La production d’attestations de régularité sociale et fiscale
Auparavant, il n’était pas obligatoire pour une société de prouver qu’elle n’avait pas de dettes et qu’elle possédait suffisamment d’actifs pour régler la totalité de son passif. Pour éviter les fraudes, le décret vient mettre en place de nouvelles mesures visant à assurer la transparence financière.
Au moment de la réalisation de la TUP, la société doit ainsi déposer :
- Les comptes définitifs ;
- La décision des associés ;
- Une attestation de régularité sociale prouvant que la société dissoute est à jour du règlement de ses cotisations sociales (en vertu de l’article 243-15 du Code de la sécurité sociale) ;
- Une attestation fiscale prouvant qu’elle est à jour du règlement de ses impôts et de ses taxes.
Ces nouvelles obligations entrent en vigueur dès le 1er octobre 2024.
Notion de parasitisme économique : la mise au point de la Cour de cassation
Le parasitisme est un acte de concurrence déloyale que la Cour de cassation définit comme “l’ensemble des comportements par lesquels un agent économique s’immisce dans le sillage d’un autre afin de tirer profit, sans rien dépenser, de ses efforts et de son savoir-faire” (Cass. com., 26 janvier 1999, 96-22.457).
Il revient à celui qui se dit victime d’actes de parasitisme d’identifier la valeur économique individualisée qu’il invoque (Cass. com., 26 juin 2024, n° 23-13535), ainsi que la volonté d’un tiers de se placer dans son sillage (Cass. com., 3 juill. 2001, n° 98-23236).
Dans l’affaire récemment jugée par la Cour de cassation, le 26 juin dernier, la société Maisons du monde soutenait que des objets mis en vente dans certains supermarchés reproduisaient un décor créé par son bureau de style en 2010. Elle assigne donc les sociétés de grande distribution en paiement de dommages et intérêts pour concurrence déloyale et parasitisme.
L’arrêt relève que les objets commercialisés par Maisons du monde étaient composés de différents clichés, disponibles libres de droit sur internet.

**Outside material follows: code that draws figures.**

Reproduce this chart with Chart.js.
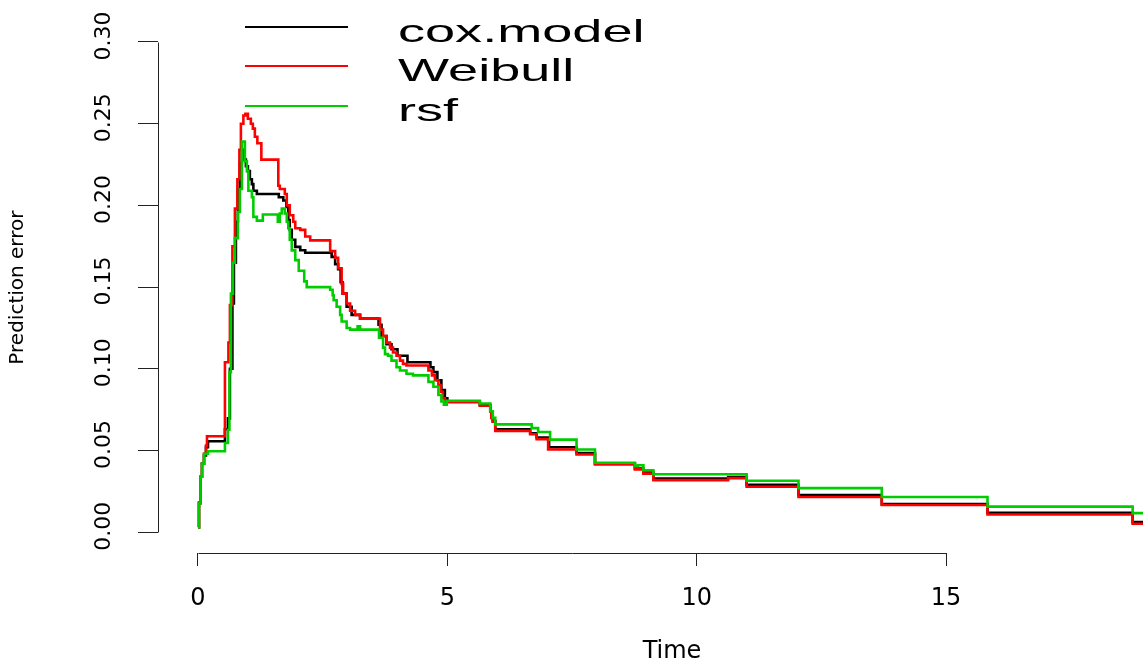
<!DOCTYPE html>
<html>
<head>
<meta charset="utf-8">
<script src="https://cdn.jsdelivr.net/npm/chart.js@4/dist/chart.umd.min.js"></script>
<style>
  html, body { margin: 0; padding: 0; background: #fff; overflow: hidden; width: 1143px; height: 661px; }
  canvas { display: block; }
</style>
</head>
<body>
<canvas id="c" width="1186" height="661"></canvas>
<script>
// ---- data (step functions: jump times and values) ----
const seriesNames = ["cox.model", "Weibull", "rsf"];
const seriesColors = ["#000000", "#FF0000", "#00CD00"];

const coxTime = [0,0.02,0.05,0.08,0.12,0.16,0.2, 0.54,0.6,0.64,0.69,0.72,0.76,0.8,0.84,0.88,0.92,0.96, 1.0,1.04,1.08,1.11,1.18, 1.62,1.71,1.77,1.81,1.84,1.88,1.95, 2.05,2.15,2.68,2.75,2.81,2.86,2.9,2.98, 3.08,3.25,3.62,3.68,3.78,3.88,4.0,4.2, 4.66,4.72,4.8,4.88,4.95,5.0, 5.65,5.86,5.91,5.96, 6.66,6.79,7.04,7.59,7.96, 8.76,8.93,9.13,10.63,11.0,12.04,13.71,15.83,18.74,20.5];
const coxError = [0.003,0.018,0.034,0.042,0.047,0.052,0.0557, 0.063,0.0697,0.10,0.14,0.165,0.19,0.21,0.226,0.234,0.228,0.224, 0.221,0.216,0.213,0.209,0.207, 0.205,0.203,0.199,0.191,0.185,0.179,0.1746, 0.1726,0.171,0.1685,0.164,0.161,0.153,0.146,0.138, 0.133,0.1307,0.127,0.120,0.115,0.112,0.108,0.104, 0.101,0.098,0.093,0.087,0.082,0.080, 0.078,0.074,0.068,0.063, 0.0605,0.058,0.052,0.0485,0.042, 0.039,0.0365,0.0329,0.0337,0.029,0.0228,0.0172,0.0119,0.0062,0.0062];

const weibullTime = [0,0.02,0.05,0.08,0.12,0.16,0.18, 0.54,0.61,0.64,0.69,0.74,0.79,0.83,0.86,0.91,0.95, 1.0,1.06,1.10,1.14,1.19,1.27, 1.61,1.64,1.74,1.78,1.84,1.91,1.95, 2.05,2.15,2.25,2.65,2.75,2.81,2.88,2.91,2.98, 3.05,3.15,3.25,3.65,3.71,3.78,3.85,3.91,3.98, 4.05,4.11,4.18,4.62,4.69,4.75,4.82,4.87,4.91,4.95, 5.65,5.86,5.88,5.91,5.96, 6.66,6.79,7.02,7.59,7.96, 8.76,8.93,9.13,10.63,11.0,12.04,13.71,15.83,18.74,20.5];
const weibullError = [0.003,0.018,0.034,0.042,0.048,0.053,0.0587, 0.104,0.116,0.139,0.175,0.198,0.216,0.234,0.250,0.255,0.256, 0.253,0.250,0.247,0.242,0.238,0.228, 0.212,0.210,0.207,0.200,0.194,0.190,0.186, 0.185,0.181,0.1786,0.172,0.168,0.1615,0.152,0.146,0.140, 0.1355,0.133,0.1307,0.124,0.120,0.116,0.113,0.110,0.108, 0.105,0.103,0.102,0.099,0.096,0.093,0.090,0.086,0.082,0.0795, 0.0774,0.0738,0.070,0.0677,0.062, 0.060,0.057,0.0506,0.0476,0.0415, 0.0385,0.0359,0.0319,0.0331,0.0278,0.0216,0.0167,0.0109,0.0052,0.0052];

const rsfTime = [0,0.02,0.05,0.08,0.12,0.2, 0.54,0.6,0.63,0.66,0.7,0.74,0.8,0.84,0.88, 0.94,0.98,1.01,1.08,1.11,1.18,1.3, 1.6,1.64,1.68,1.74,1.78,1.81,1.84,1.88,1.95, 2.02,2.13,2.18,2.65,2.7,2.72,2.78,2.85,2.88,2.98, 3.05,3.2,3.25,3.63,3.71,3.75,3.81,3.88,3.98, 4.05,4.18,4.31,4.62,4.72,4.82,4.88,4.93,4.99, 5.65,5.86,5.91,5.96, 6.69,6.82,7.06,7.59,7.96, 8.76,8.82,8.93,9.13,11.0,12.04,13.71,15.83,18.74,20.5];
const rsfError = [0.003,0.0175,0.034,0.042,0.048,0.0496, 0.0546,0.0627,0.098,0.146,0.165,0.18,0.196,0.21,0.239, 0.227,0.221,0.209,0.205,0.193,0.1907,0.1944, 0.19,0.195,0.198,0.195,0.19,0.186,0.179,0.1725,0.1665, 0.160,0.1535,0.150,0.1484,0.145,0.142,0.138,0.133,0.129,0.125, 0.124,0.126,0.124,0.119,0.113,0.109,0.108,0.105,0.101, 0.099,0.097,0.096,0.092,0.089,0.084,0.080,0.078,0.0805, 0.0788,0.074,0.070,0.066, 0.0637,0.0613,0.0567,0.0506,0.0425, 0.0405,0.041,0.0379,0.0355,0.0315,0.027,0.0216,0.0157,0.0117,0.0117];

const xTicks = [0, 5, 10, 15];
const yTicks = [0, 0.05, 0.10, 0.15, 0.20, 0.25, 0.30];
const xTitle = "Time";
const yTitle = "Prediction error";

// ---- build datasets ----
function pts(t, e) { return t.map((x, i) => ({ x: x, y: e[i] })); }
const allSeries = [pts(coxTime, coxError), pts(weibullTime, weibullError), pts(rsfTime, rsfError)];

const datasets = allSeries.map((d, i) => ({
  label: seriesNames[i],
  data: d,
  borderColor: seriesColors[i],
  backgroundColor: seriesColors[i],
  borderWidth: 2.6,
  pointRadius: 0,
  stepped: 'before',
  fill: false,
  order: 3 - i
}));

const AXIS_COLOR = '#222';

// R-style axis lines (span first..last tick) and R-style legend
const rStyle = {
  id: 'rStyle',
  afterDraw(chart) {
    const ctx = chart.ctx;
    const xs = chart.scales.x, ys = chart.scales.y;
    const area = chart.chartArea;
    ctx.save();
    ctx.strokeStyle = AXIS_COLOR;
    ctx.lineWidth = 1;
    // y axis line
    const yx = Math.round(area.left) + 0.5;
    ctx.beginPath();
    ctx.moveTo(yx, Math.round(ys.getPixelForValue(yTicks[yTicks.length - 1])) + 0.5);
    ctx.lineTo(yx, Math.round(ys.getPixelForValue(yTicks[0])) + 0.5);
    ctx.stroke();
    // x axis line
    const xy = Math.round(area.bottom) + 0.5;
    ctx.beginPath();
    ctx.moveTo(Math.round(xs.getPixelForValue(xTicks[0])) + 0.5, xy);
    ctx.lineTo(Math.round(xs.getPixelForValue(xTicks[xTicks.length - 1])) + 0.5, xy);
    ctx.stroke();

    // legend
    const lineX0 = 245, lineX1 = 348, textX = 398;
    const rowY = [27, 66, 106];
    ctx.font = '32px "Liberation Sans", Arial, sans-serif';
    ctx.textBaseline = 'alphabetic';
    ctx.textAlign = 'left';
    chart.data.datasets.forEach((ds, i) => {
      ctx.strokeStyle = ds.borderColor;
      ctx.lineWidth = 2;
      ctx.beginPath();
      ctx.moveTo(lineX0, rowY[i]);
      ctx.lineTo(lineX1, rowY[i]);
      ctx.stroke();
      ctx.save();
      ctx.translate(textX, rowY[i] + 14.5);
      ctx.scale(1.69, 1);
      ctx.fillStyle = '#000';
      ctx.fillText(ds.label, 0, 0);
      ctx.restore();
    });
    ctx.restore();
  }
};

new Chart(document.getElementById('c'), {
  type: 'line',
  data: { datasets: datasets },
  plugins: [rStyle],
  options: {
    responsive: false,
    animation: false,
    devicePixelRatio: 1,
    layout: { padding: { top: 16, left: 0, right: 0, bottom: 0 } },
    plugins: {
      legend: { display: false },
      tooltip: { enabled: false }
    },
    scales: {
      x: {
        type: 'linear',
        min: -0.802,
        max: 19.81,
        afterBuildTicks: (s) => { s.ticks = xTicks.map(v => ({ value: v })); },
        afterFit: (s) => { s.height = 108; },
        border: { display: false },
        grid: { drawOnChartArea: false, drawTicks: true, tickLength: 13, color: AXIS_COLOR, lineWidth: 1 },
        ticks: {
          color: '#000',
          font: { family: '"DejaVu Sans"', size: 24 },
          padding: 18,
          maxRotation: 0,
          autoSkip: false,
          callback: (v) => String(v)
        },
        title: {
          display: true,
          text: xTitle,
          color: '#000',
          font: { family: '"DejaVu Sans"', size: 24, lineHeight: 1 },
          padding: { top: 0, bottom: -3 }
        }
      },
      y: {
        type: 'linear',
        min: -0.0127,
        max: 0.3121,
        afterBuildTicks: (s) => { s.ticks = yTicks.map(v => ({ value: v })); },
        afterFit: (s) => { s.width = 158; },
        border: { display: false },
        grid: { drawOnChartArea: false, drawTicks: true, tickLength: 20, color: AXIS_COLOR, lineWidth: 1 },
        ticks: {
          color: '#000',
          font: { family: '"DejaVu Sans"', size: 22 },
          padding: 9,
          minRotation: 90,
          maxRotation: 90,
          crossAlign: 'center',
          labelOffset: -6,
          autoSkip: false,
          callback: (v) => Number(v).toFixed(2)
        },
        title: {
          display: true,
          text: yTitle,
          color: '#000',
          font: { family: '"DejaVu Sans"', size: 20 },
          padding: { top: 5.5, bottom: 0 }
        }
      }
    }
  }
});
</script>
</body>
</html>
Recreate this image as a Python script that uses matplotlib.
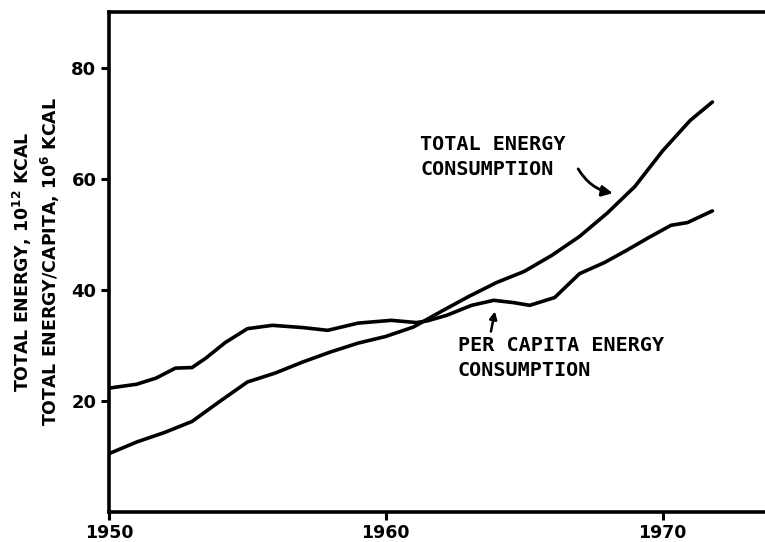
import matplotlib.pyplot as plt

# Werte
total_years = [1950, 1951, 1952, 1953, 1954, 1955, 1956, 1957, 1958, 1959,
               1960, 1961, 1962, 1963, 1964, 1965, 1966, 1967, 1968, 1969,
               1970, 1971, 1971.8]
total_energy = [10.5, 12.6, 14.3, 16.3, 19.9, 23.4, 25.0, 27.0, 28.8, 30.4,
                31.6, 33.3, 36.1, 38.8, 41.3, 43.3, 46.2, 49.6, 53.8, 58.6,
                65.0, 70.5, 73.8]

capita_years = [1950, 1951, 1951.7, 1952.4, 1953.0, 1953.5, 1954.2, 1955.0,
                1955.9, 1957.0, 1957.9, 1959.0, 1960.2, 1961.1, 1961.5, 1962.2,
                1963.1, 1963.9, 1964.6, 1965.2, 1966.1, 1967.0, 1967.9, 1968.7,
                1969.5, 1970.3, 1970.9, 1971.8]
capita_energy = [22.3, 23.0, 24.1, 25.9, 26.0, 27.7, 30.5, 33.0,
                 33.6, 33.2, 32.7, 34.0, 34.5, 34.1, 34.4, 35.4,
                 37.2, 38.1, 37.7, 37.2, 38.6, 42.9, 44.9, 47.1,
                 49.4, 51.6, 52.1, 54.2]

x_ticks = [1950, 1960, 1970]
y_ticks = [20, 40, 60, 80]

fig = plt.figure(figsize=(7.65, 5.42), dpi=100)
ax = fig.add_axes([109 / 765, 30 / 542, 1 - 109 / 765, 500 / 542])

ax.plot(total_years, total_energy, color='black', lw=2.6, solid_capstyle='round', solid_joinstyle='round')
ax.plot(capita_years, capita_energy, color='black', lw=2.6, solid_capstyle='round', solid_joinstyle='round')

ax.set_xlim(1950, 1973.7)
ax.set_ylim(0, 90)
ax.set_xticks(x_ticks)
ax.set_yticks(y_ticks)
ax.set_xticklabels([str(t) for t in x_ticks], fontsize=12.5, fontweight='bold')
ax.set_yticklabels([str(t) for t in y_ticks], fontsize=13, fontweight='bold')
ax.tick_params(direction='out', length=6, width=2.2, pad=3)

for side in ['left', 'bottom', 'top']:
    ax.spines[side].set_linewidth(2.6)
ax.spines['right'].set_visible(False)

ax.set_ylabel('TOTAL ENERGY, $\\mathbf{10^{12}}$ KCAL\nTOTAL ENERGY/CAPITA, $\\mathbf{10^{6}}$ KCAL',
              fontsize=12.5, fontweight='bold', linespacing=1.25, labelpad=7)

# Beschriftungen mit Pfeilen
ax.text(1961.25, 63.9, 'TOTAL ENERGY\nCONSUMPTION', fontsize=14.5, fontweight='bold',
        family='DejaVu Sans Mono', va='center', ha='left', linespacing=1.4)
ax.annotate('', xy=(1968.3, 57.3), xytext=(1966.9, 62.2),
            arrowprops=dict(arrowstyle='-|>', color='black', lw=2,
                            mutation_scale=16, connectionstyle='arc3,rad=0.25'))

ax.text(1962.6, 27.75, 'PER CAPITA ENERGY\nCONSUMPTION', fontsize=14.5, fontweight='bold',
        family='DejaVu Sans Mono', va='center', ha='left', linespacing=1.4)
ax.annotate('', xy=(1963.96, 36.6), xytext=(1963.78, 32.0),
            arrowprops=dict(arrowstyle='-|>', color='black', lw=1.8, mutation_scale=11))

plt.savefig('out.png', dpi=100)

Ils étaient par ailleurs commercialisés sur une période limitée, et n’ont pas été mis en avant comme étant emblématique d’une collection en particulier. Enfin, rappelle la Cour, les objets en question n’étaient pas caractéristiques de l’univers de la marque. La société Maisons du monde n’ayant pas produit une valeur économique identifiée et individualisée, aucun acte de parasitisme n’a été commis.
Par cet arrêt, la Cour de cassation met donc en place une définition unifiée du parasitisme, en faisant de la valeur économique individualisée un élément central de cette notion.
Une forme de flou persiste néanmoins : en effet, la valeur économique individualisée, élément défini comme central et préalable, reste encore à définir.